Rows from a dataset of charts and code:
=-=-=-=-=
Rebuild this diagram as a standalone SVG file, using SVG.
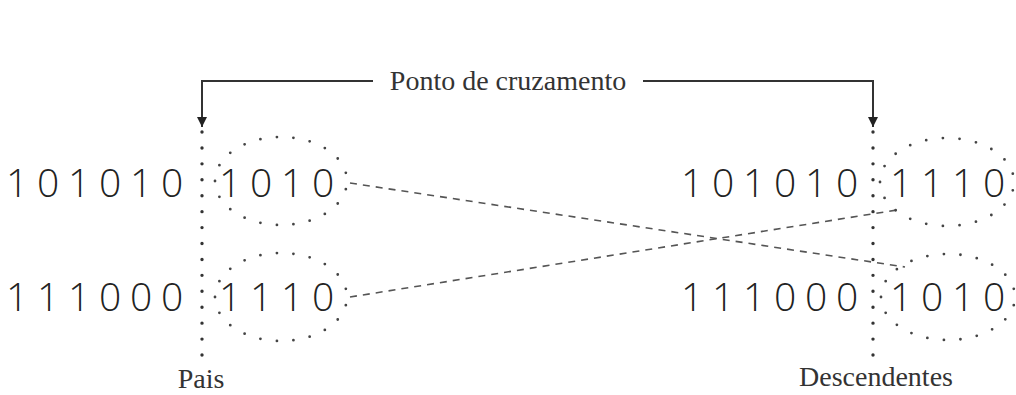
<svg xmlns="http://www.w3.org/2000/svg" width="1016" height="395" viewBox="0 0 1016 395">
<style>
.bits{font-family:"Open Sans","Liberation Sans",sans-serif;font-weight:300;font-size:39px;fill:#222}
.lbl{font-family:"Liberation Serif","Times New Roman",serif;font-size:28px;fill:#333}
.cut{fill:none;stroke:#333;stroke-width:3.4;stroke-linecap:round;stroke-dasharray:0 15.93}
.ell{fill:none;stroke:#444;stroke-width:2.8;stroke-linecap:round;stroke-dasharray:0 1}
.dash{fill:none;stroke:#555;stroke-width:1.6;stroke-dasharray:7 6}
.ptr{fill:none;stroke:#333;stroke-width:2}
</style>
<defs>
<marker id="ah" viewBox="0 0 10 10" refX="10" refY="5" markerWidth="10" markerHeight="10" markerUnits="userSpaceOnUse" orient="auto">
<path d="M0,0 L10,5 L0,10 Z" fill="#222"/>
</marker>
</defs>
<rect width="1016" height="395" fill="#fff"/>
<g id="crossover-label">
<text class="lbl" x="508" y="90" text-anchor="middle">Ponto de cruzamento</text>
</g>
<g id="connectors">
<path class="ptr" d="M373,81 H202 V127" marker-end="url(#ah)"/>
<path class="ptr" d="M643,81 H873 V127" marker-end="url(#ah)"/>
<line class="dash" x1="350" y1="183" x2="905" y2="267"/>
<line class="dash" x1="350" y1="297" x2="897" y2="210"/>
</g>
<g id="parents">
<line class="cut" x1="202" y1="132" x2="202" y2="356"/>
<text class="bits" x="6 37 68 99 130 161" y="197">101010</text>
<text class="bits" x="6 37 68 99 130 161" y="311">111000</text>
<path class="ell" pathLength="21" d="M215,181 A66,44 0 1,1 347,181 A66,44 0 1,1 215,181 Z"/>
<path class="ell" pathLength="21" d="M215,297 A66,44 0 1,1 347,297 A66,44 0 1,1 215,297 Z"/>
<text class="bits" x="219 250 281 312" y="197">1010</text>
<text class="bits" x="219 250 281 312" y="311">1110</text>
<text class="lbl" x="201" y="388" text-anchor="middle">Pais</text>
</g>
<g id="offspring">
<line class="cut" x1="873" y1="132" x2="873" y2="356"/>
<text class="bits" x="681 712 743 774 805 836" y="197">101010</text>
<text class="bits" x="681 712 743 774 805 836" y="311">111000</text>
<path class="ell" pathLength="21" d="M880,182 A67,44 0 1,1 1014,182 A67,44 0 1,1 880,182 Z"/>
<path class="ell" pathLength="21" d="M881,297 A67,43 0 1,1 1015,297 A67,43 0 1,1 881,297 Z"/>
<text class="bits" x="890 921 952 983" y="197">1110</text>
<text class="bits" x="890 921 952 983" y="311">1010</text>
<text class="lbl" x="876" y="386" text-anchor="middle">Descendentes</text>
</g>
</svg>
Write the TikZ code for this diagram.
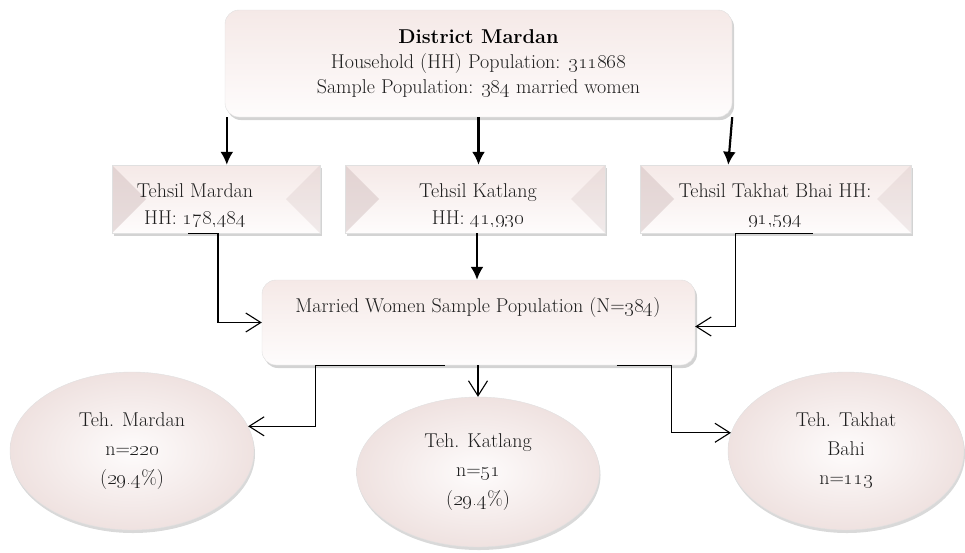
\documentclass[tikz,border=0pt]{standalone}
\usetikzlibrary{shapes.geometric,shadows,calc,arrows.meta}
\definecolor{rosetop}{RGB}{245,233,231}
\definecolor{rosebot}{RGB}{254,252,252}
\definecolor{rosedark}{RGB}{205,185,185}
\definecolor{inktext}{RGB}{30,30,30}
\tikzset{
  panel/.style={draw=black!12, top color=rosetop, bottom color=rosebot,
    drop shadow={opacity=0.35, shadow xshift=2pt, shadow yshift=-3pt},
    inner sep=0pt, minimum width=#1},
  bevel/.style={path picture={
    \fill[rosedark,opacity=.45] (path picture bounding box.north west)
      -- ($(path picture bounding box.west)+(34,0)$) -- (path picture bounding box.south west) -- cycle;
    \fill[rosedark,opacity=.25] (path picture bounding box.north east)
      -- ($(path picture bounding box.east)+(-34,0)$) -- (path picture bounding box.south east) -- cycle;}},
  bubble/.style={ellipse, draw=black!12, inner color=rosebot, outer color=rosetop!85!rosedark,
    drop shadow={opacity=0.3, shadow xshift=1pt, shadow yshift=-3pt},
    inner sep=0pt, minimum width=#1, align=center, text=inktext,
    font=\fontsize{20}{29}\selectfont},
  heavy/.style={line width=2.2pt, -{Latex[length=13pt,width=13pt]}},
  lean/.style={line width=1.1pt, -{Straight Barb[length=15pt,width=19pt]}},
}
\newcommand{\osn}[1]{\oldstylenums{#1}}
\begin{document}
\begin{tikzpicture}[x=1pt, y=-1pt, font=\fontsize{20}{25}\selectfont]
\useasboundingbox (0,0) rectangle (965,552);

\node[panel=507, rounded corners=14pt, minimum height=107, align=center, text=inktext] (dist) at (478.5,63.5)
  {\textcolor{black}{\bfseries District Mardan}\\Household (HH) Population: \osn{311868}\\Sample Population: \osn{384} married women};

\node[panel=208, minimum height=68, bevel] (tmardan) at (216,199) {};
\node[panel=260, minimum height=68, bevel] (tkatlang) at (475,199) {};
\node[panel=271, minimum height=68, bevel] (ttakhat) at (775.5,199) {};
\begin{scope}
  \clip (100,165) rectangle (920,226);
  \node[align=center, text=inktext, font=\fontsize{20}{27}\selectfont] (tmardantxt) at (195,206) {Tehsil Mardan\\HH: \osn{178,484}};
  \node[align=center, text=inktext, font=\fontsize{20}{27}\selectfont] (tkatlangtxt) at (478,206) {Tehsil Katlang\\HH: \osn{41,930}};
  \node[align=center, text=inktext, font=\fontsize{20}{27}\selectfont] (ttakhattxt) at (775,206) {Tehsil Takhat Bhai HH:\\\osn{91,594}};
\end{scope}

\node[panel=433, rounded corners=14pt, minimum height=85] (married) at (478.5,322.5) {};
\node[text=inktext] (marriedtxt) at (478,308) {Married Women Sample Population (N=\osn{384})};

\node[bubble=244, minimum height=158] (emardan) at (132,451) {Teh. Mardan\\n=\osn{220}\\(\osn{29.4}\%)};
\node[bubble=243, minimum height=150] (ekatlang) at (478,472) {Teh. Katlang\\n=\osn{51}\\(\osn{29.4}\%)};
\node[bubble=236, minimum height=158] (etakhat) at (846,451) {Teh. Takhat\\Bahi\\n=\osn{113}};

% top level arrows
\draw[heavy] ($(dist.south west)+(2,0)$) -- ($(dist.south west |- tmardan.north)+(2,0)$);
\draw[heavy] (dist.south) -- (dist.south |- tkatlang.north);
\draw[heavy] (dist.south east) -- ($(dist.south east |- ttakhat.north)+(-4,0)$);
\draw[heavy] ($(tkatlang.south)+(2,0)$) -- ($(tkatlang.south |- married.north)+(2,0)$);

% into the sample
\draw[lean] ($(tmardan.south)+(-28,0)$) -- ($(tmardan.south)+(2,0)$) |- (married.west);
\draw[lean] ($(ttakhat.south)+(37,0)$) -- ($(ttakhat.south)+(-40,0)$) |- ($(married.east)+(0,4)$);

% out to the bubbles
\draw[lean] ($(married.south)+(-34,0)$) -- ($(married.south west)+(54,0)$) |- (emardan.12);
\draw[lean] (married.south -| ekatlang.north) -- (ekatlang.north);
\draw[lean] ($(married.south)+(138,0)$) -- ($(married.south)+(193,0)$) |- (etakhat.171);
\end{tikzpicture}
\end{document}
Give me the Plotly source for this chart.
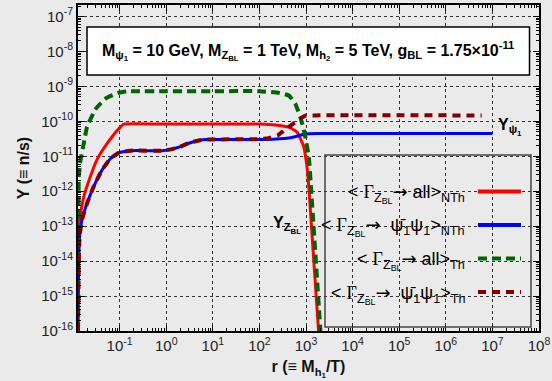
=-=-=-=-=
▶ Prompt
Make an exact reproduction of the listing above, without any pictures.

▶ Complete answer
Rebuild this diagram as a standalone SVG file, using SVG.
<svg xmlns="http://www.w3.org/2000/svg" width="1016" height="395" viewBox="0 0 1016 395">
<style>
.bits{font-family:"Open Sans","Liberation Sans",sans-serif;font-weight:300;font-size:39px;fill:#222}
.lbl{font-family:"Liberation Serif","Times New Roman",serif;font-size:28px;fill:#333}
.cut{fill:none;stroke:#333;stroke-width:3.4;stroke-linecap:round;stroke-dasharray:0 15.93}
.ell{fill:none;stroke:#444;stroke-width:2.8;stroke-linecap:round;stroke-dasharray:0 1}
.dash{fill:none;stroke:#555;stroke-width:1.6;stroke-dasharray:7 6}
.ptr{fill:none;stroke:#333;stroke-width:2}
</style>
<defs>
<marker id="ah" viewBox="0 0 10 10" refX="10" refY="5" markerWidth="10" markerHeight="10" markerUnits="userSpaceOnUse" orient="auto">
<path d="M0,0 L10,5 L0,10 Z" fill="#222"/>
</marker>
</defs>
<rect width="1016" height="395" fill="#fff"/>
<g id="crossover-label">
<text class="lbl" x="508" y="90" text-anchor="middle">Ponto de cruzamento</text>
</g>
<g id="connectors">
<path class="ptr" d="M373,81 H202 V127" marker-end="url(#ah)"/>
<path class="ptr" d="M643,81 H873 V127" marker-end="url(#ah)"/>
<line class="dash" x1="350" y1="183" x2="905" y2="267"/>
<line class="dash" x1="350" y1="297" x2="897" y2="210"/>
</g>
<g id="parents">
<line class="cut" x1="202" y1="132" x2="202" y2="356"/>
<text class="bits" x="6 37 68 99 130 161" y="197">101010</text>
<text class="bits" x="6 37 68 99 130 161" y="311">111000</text>
<path class="ell" pathLength="21" d="M215,181 A66,44 0 1,1 347,181 A66,44 0 1,1 215,181 Z"/>
<path class="ell" pathLength="21" d="M215,297 A66,44 0 1,1 347,297 A66,44 0 1,1 215,297 Z"/>
<text class="bits" x="219 250 281 312" y="197">1010</text>
<text class="bits" x="219 250 281 312" y="311">1110</text>
<text class="lbl" x="201" y="388" text-anchor="middle">Pais</text>
</g>
<g id="offspring">
<line class="cut" x1="873" y1="132" x2="873" y2="356"/>
<text class="bits" x="681 712 743 774 805 836" y="197">101010</text>
<text class="bits" x="681 712 743 774 805 836" y="311">111000</text>
<path class="ell" pathLength="21" d="M880,182 A67,44 0 1,1 1014,182 A67,44 0 1,1 880,182 Z"/>
<path class="ell" pathLength="21" d="M881,297 A67,43 0 1,1 1015,297 A67,43 0 1,1 881,297 Z"/>
<text class="bits" x="890 921 952 983" y="197">1110</text>
<text class="bits" x="890 921 952 983" y="311">1010</text>
<text class="lbl" x="876" y="386" text-anchor="middle">Descendentes</text>
</g>
</svg>
Write the TikZ code for this diagram.
\documentclass[tikz,border=0pt]{standalone}
\usetikzlibrary{shapes.geometric,shadows,calc,arrows.meta}
\definecolor{rosetop}{RGB}{245,233,231}
\definecolor{rosebot}{RGB}{254,252,252}
\definecolor{rosedark}{RGB}{205,185,185}
\definecolor{inktext}{RGB}{30,30,30}
\tikzset{
  panel/.style={draw=black!12, top color=rosetop, bottom color=rosebot,
    drop shadow={opacity=0.35, shadow xshift=2pt, shadow yshift=-3pt},
    inner sep=0pt, minimum width=#1},
  bevel/.style={path picture={
    \fill[rosedark,opacity=.45] (path picture bounding box.north west)
      -- ($(path picture bounding box.west)+(34,0)$) -- (path picture bounding box.south west) -- cycle;
    \fill[rosedark,opacity=.25] (path picture bounding box.north east)
      -- ($(path picture bounding box.east)+(-34,0)$) -- (path picture bounding box.south east) -- cycle;}},
  bubble/.style={ellipse, draw=black!12, inner color=rosebot, outer color=rosetop!85!rosedark,
    drop shadow={opacity=0.3, shadow xshift=1pt, shadow yshift=-3pt},
    inner sep=0pt, minimum width=#1, align=center, text=inktext,
    font=\fontsize{20}{29}\selectfont},
  heavy/.style={line width=2.2pt, -{Latex[length=13pt,width=13pt]}},
  lean/.style={line width=1.1pt, -{Straight Barb[length=15pt,width=19pt]}},
}
\newcommand{\osn}[1]{\oldstylenums{#1}}
\begin{document}
\begin{tikzpicture}[x=1pt, y=-1pt, font=\fontsize{20}{25}\selectfont]
\useasboundingbox (0,0) rectangle (965,552);

\node[panel=507, rounded corners=14pt, minimum height=107, align=center, text=inktext] (dist) at (478.5,63.5)
  {\textcolor{black}{\bfseries District Mardan}\\Household (HH) Population: \osn{311868}\\Sample Population: \osn{384} married women};

\node[panel=208, minimum height=68, bevel] (tmardan) at (216,199) {};
\node[panel=260, minimum height=68, bevel] (tkatlang) at (475,199) {};
\node[panel=271, minimum height=68, bevel] (ttakhat) at (775.5,199) {};
\begin{scope}
  \clip (100,165) rectangle (920,226);
  \node[align=center, text=inktext, font=\fontsize{20}{27}\selectfont] (tmardantxt) at (195,206) {Tehsil Mardan\\HH: \osn{178,484}};
  \node[align=center, text=inktext, font=\fontsize{20}{27}\selectfont] (tkatlangtxt) at (478,206) {Tehsil Katlang\\HH: \osn{41,930}};
  \node[align=center, text=inktext, font=\fontsize{20}{27}\selectfont] (ttakhattxt) at (775,206) {Tehsil Takhat Bhai HH:\\\osn{91,594}};
\end{scope}

\node[panel=433, rounded corners=14pt, minimum height=85] (married) at (478.5,322.5) {};
\node[text=inktext] (marriedtxt) at (478,308) {Married Women Sample Population (N=\osn{384})};

\node[bubble=244, minimum height=158] (emardan) at (132,451) {Teh. Mardan\\n=\osn{220}\\(\osn{29.4}\%)};
\node[bubble=243, minimum height=150] (ekatlang) at (478,472) {Teh. Katlang\\n=\osn{51}\\(\osn{29.4}\%)};
\node[bubble=236, minimum height=158] (etakhat) at (846,451) {Teh. Takhat\\Bahi\\n=\osn{113}};

% top level arrows
\draw[heavy] ($(dist.south west)+(2,0)$) -- ($(dist.south west |- tmardan.north)+(2,0)$);
\draw[heavy] (dist.south) -- (dist.south |- tkatlang.north);
\draw[heavy] (dist.south east) -- ($(dist.south east |- ttakhat.north)+(-4,0)$);
\draw[heavy] ($(tkatlang.south)+(2,0)$) -- ($(tkatlang.south |- married.north)+(2,0)$);

% into the sample
\draw[lean] ($(tmardan.south)+(-28,0)$) -- ($(tmardan.south)+(2,0)$) |- (married.west);
\draw[lean] ($(ttakhat.south)+(37,0)$) -- ($(ttakhat.south)+(-40,0)$) |- ($(married.east)+(0,4)$);

% out to the bubbles
\draw[lean] ($(married.south)+(-34,0)$) -- ($(married.south west)+(54,0)$) |- (emardan.12);
\draw[lean] (married.south -| ekatlang.north) -- (ekatlang.north);
\draw[lean] ($(married.south)+(138,0)$) -- ($(married.south)+(193,0)$) |- (etakhat.171);
\end{tikzpicture}
\end{document}
Give me the Plotly source for this chart.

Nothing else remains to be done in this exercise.